▶ WHAT YOU ARE ASKED TO DO
For this exercise, repeat all of the material verbatim apart from its images.

▶ DATA
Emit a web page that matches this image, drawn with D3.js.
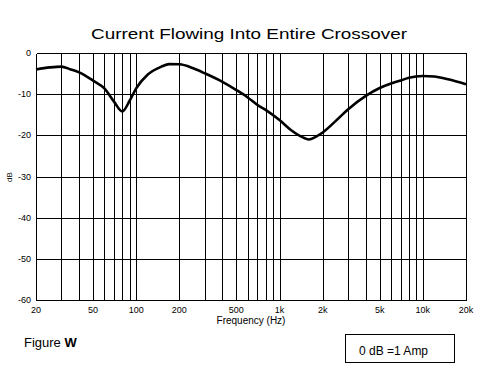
<!DOCTYPE html>
<html>
<head>
<meta charset="utf-8">
<script src="https://cdn.jsdelivr.net/npm/d3@7"></script>
<style>
  body { margin: 0; background: #fff; }
  text { font-family: "Liberation Sans", "DejaVu Sans", sans-serif; fill: #000; }
</style>
</head>
<body>
<div id="chart"></div>
<script>
// frequency response
var freqs = [20, 25, 30, 35, 40, 50, 60, 70, 80, 90, 100, 120, 150, 170, 200, 250, 300, 400, 500, 600,
             700, 800, 1000, 1200, 1500, 1600, 1800, 2000, 2500, 3000, 4000, 5000, 6000, 7000, 8000,
             10000, 12000, 15000, 20000];
var dbVals = [-4.0, -3.5, -3.3, -4.0, -4.7, -6.7, -8.6, -11.8, -14.2, -11.6, -8.6, -5.3, -3.3, -2.7, -2.75, -3.7, -4.9, -7.0, -9.0, -10.8,
              -12.6, -13.8, -16.3, -18.7, -20.7, -21.0, -20.3, -19.3, -16.3, -13.7, -10.4, -8.5, -7.4, -6.7, -6.0,
              -5.6, -5.7, -6.4, -7.6];

var gridFreqs = [20, 30, 40, 50, 60, 70, 80, 90, 100, 200, 300, 400, 500, 600, 700, 800, 900, 1000,
                 2000, 3000, 4000, 5000, 6000, 7000, 8000, 9000, 10000, 20000];
var tickFreqs = [20, 50, 100, 200, 500, 1000, 2000, 5000, 10000, 20000];
var tickNames = ["20", "50", "100", "200", "500", "1k", "2k", "5k", "10k", "20k"];
var dbTicks = [0, -10, -20, -30, -40, -50, -60];

var W = 483, H = 371;
var plotL = 36, plotR = 466, plotT = 53, plotB = 300;

var svg = d3.select("#chart").append("svg")
    .attr("width", W)
    .attr("height", H);

var x = d3.scaleLog().domain([20, 20000]).range([plotL, plotR]);
var y = d3.scaleLinear().domain([-60, 0]).range([plotB, plotT]);

var grid = svg.append("g")
    .attr("stroke", "#000")
    .attr("stroke-width", 1)
    .attr("shape-rendering", "crispEdges");

grid.selectAll("line.v")
    .data(gridFreqs)
    .enter().append("line")
    .attr("class", "v")
    .attr("x1", function(d) { return Math.round(x(d)) + 0.5; })
    .attr("x2", function(d) { return Math.round(x(d)) + 0.5; })
    .attr("y1", plotT + 0.5)
    .attr("y2", plotB + 0.5);

grid.selectAll("line.h")
    .data(dbTicks)
    .enter().append("line")
    .attr("class", "h")
    .attr("x1", plotL + 0.5)
    .attr("x2", plotR + 0.5)
    .attr("y1", function(d) { return Math.round(y(d)) + 0.5; })
    .attr("y2", function(d) { return Math.round(y(d)) + 0.5; });

// y labels
svg.selectAll("text.ylab")
    .data(dbTicks)
    .enter().append("text")
    .attr("class", "ylab")
    .attr("x", 31)
    .attr("y", function(d) { return y(d) + 3; })
    .attr("text-anchor", "end")
    .attr("font-size", 9)
    .text(function(d) { return d; });

// x labels
svg.selectAll("text.xlab")
    .data(tickFreqs)
    .enter().append("text")
    .attr("class", "xlab")
    .attr("x", function(d) { return x(d); })
    .attr("y", 313)
    .attr("text-anchor", "middle")
    .attr("font-size", 9)
    .text(function(d, i) { return tickNames[i]; });

svg.append("text")
    .attr("x", 251)
    .attr("y", 324)
    .attr("text-anchor", "middle")
    .attr("font-size", 10)
    .text("Frequency (Hz)");

svg.append("text")
    .attr("transform", "translate(12,177) rotate(-90)")
    .attr("text-anchor", "middle")
    .attr("font-size", 8)
    .text("dB");

svg.append("text")
    .attr("x", 91)
    .attr("y", 39)
    .attr("font-size", 14)
    .attr("textLength", 316)
    .attr("lengthAdjust", "spacingAndGlyphs")
    .text("Current Flowing Into Entire Crossover");

// the curve
var line = d3.line()
    .x(function(d, i) { return x(freqs[i]); })
    .y(function(d) { return y(d); })
    .curve(d3.curveMonotoneX);

svg.append("path")
    .datum(dbVals)
    .attr("d", line)
    .attr("fill", "none")
    .attr("stroke", "#000")
    .attr("stroke-width", 2.6)
    .attr("stroke-linejoin", "round");

// footer
var fig = svg.append("text")
    .attr("x", 24)
    .attr("y", 347)
    .attr("font-size", 13);
fig.append("tspan").text("Figure ");
fig.append("tspan").attr("font-weight", "bold").text("W");

svg.append("rect")
    .attr("x", 345.5)
    .attr("y", 334.5)
    .attr("width", 109)
    .attr("height", 28)
    .attr("fill", "none")
    .attr("stroke", "#000")
    .attr("stroke-width", 1)
    .attr("shape-rendering", "crispEdges");

svg.append("text")
    .attr("x", 359)
    .attr("y", 355)
    .attr("font-size", 12)
    .text("0 dB =1 Amp");
</script>
</body>
</html>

▶ COMPLETED TASK
Emit a web page that matches this image, drawn with D3.js.
<!DOCTYPE html>
<html>
<head>
<meta charset="utf-8">
<script src="https://cdn.jsdelivr.net/npm/d3@7"></script>
<style>
  body { margin: 0; background: #fff; }
  text { font-family: "Liberation Sans", "DejaVu Sans", sans-serif; fill: #000; }
</style>
</head>
<body>
<div id="chart"></div>
<script>
// frequency response
var freqs = [20, 25, 30, 35, 40, 50, 60, 70, 80, 90, 100, 120, 150, 170, 200, 250, 300, 400, 500, 600,
             700, 800, 1000, 1200, 1500, 1600, 1800, 2000, 2500, 3000, 4000, 5000, 6000, 7000, 8000,
             10000, 12000, 15000, 20000];
var dbVals = [-4.0, -3.5, -3.3, -4.0, -4.7, -6.7, -8.6, -11.8, -14.2, -11.6, -8.6, -5.3, -3.3, -2.7, -2.75, -3.7, -4.9, -7.0, -9.0, -10.8,
              -12.6, -13.8, -16.3, -18.7, -20.7, -21.0, -20.3, -19.3, -16.3, -13.7, -10.4, -8.5, -7.4, -6.7, -6.0,
              -5.6, -5.7, -6.4, -7.6];

var gridFreqs = [20, 30, 40, 50, 60, 70, 80, 90, 100, 200, 300, 400, 500, 600, 700, 800, 900, 1000,
                 2000, 3000, 4000, 5000, 6000, 7000, 8000, 9000, 10000, 20000];
var tickFreqs = [20, 50, 100, 200, 500, 1000, 2000, 5000, 10000, 20000];
var tickNames = ["20", "50", "100", "200", "500", "1k", "2k", "5k", "10k", "20k"];
var dbTicks = [0, -10, -20, -30, -40, -50, -60];

var W = 483, H = 371;
var plotL = 36, plotR = 466, plotT = 53, plotB = 300;

var svg = d3.select("#chart").append("svg")
    .attr("width", W)
    .attr("height", H);

var x = d3.scaleLog().domain([20, 20000]).range([plotL, plotR]);
var y = d3.scaleLinear().domain([-60, 0]).range([plotB, plotT]);

var grid = svg.append("g")
    .attr("stroke", "#000")
    .attr("stroke-width", 1)
    .attr("shape-rendering", "crispEdges");

grid.selectAll("line.v")
    .data(gridFreqs)
    .enter().append("line")
    .attr("class", "v")
    .attr("x1", function(d) { return Math.round(x(d)) + 0.5; })
    .attr("x2", function(d) { return Math.round(x(d)) + 0.5; })
    .attr("y1", plotT + 0.5)
    .attr("y2", plotB + 0.5);

grid.selectAll("line.h")
    .data(dbTicks)
    .enter().append("line")
    .attr("class", "h")
    .attr("x1", plotL + 0.5)
    .attr("x2", plotR + 0.5)
    .attr("y1", function(d) { return Math.round(y(d)) + 0.5; })
    .attr("y2", function(d) { return Math.round(y(d)) + 0.5; });

// y labels
svg.selectAll("text.ylab")
    .data(dbTicks)
    .enter().append("text")
    .attr("class", "ylab")
    .attr("x", 31)
    .attr("y", function(d) { return y(d) + 3; })
    .attr("text-anchor", "end")
    .attr("font-size", 9)
    .text(function(d) { return d; });

// x labels
svg.selectAll("text.xlab")
    .data(tickFreqs)
    .enter().append("text")
    .attr("class", "xlab")
    .attr("x", function(d) { return x(d); })
    .attr("y", 313)
    .attr("text-anchor", "middle")
    .attr("font-size", 9)
    .text(function(d, i) { return tickNames[i]; });

svg.append("text")
    .attr("x", 251)
    .attr("y", 324)
    .attr("text-anchor", "middle")
    .attr("font-size", 10)
    .text("Frequency (Hz)");

svg.append("text")
    .attr("transform", "translate(12,177) rotate(-90)")
    .attr("text-anchor", "middle")
    .attr("font-size", 8)
    .text("dB");

svg.append("text")
    .attr("x", 91)
    .attr("y", 39)
    .attr("font-size", 14)
    .attr("textLength", 316)
    .attr("lengthAdjust", "spacingAndGlyphs")
    .text("Current Flowing Into Entire Crossover");

// the curve
var line = d3.line()
    .x(function(d, i) { return x(freqs[i]); })
    .y(function(d) { return y(d); })
    .curve(d3.curveMonotoneX);

svg.append("path")
    .datum(dbVals)
    .attr("d", line)
    .attr("fill", "none")
    .attr("stroke", "#000")
    .attr("stroke-width", 2.6)
    .attr("stroke-linejoin", "round");

// footer
var fig = svg.append("text")
    .attr("x", 24)
    .attr("y", 347)
    .attr("font-size", 13);
fig.append("tspan").text("Figure ");
fig.append("tspan").attr("font-weight", "bold").text("W");

svg.append("rect")
    .attr("x", 345.5)
    .attr("y", 334.5)
    .attr("width", 109)
    .attr("height", 28)
    .attr("fill", "none")
    .attr("stroke", "#000")
    .attr("stroke-width", 1)
    .attr("shape-rendering", "crispEdges");

svg.append("text")
    .attr("x", 359)
    .attr("y", 355)
    .attr("font-size", 12)
    .text("0 dB =1 Amp");
</script>
</body>
</html>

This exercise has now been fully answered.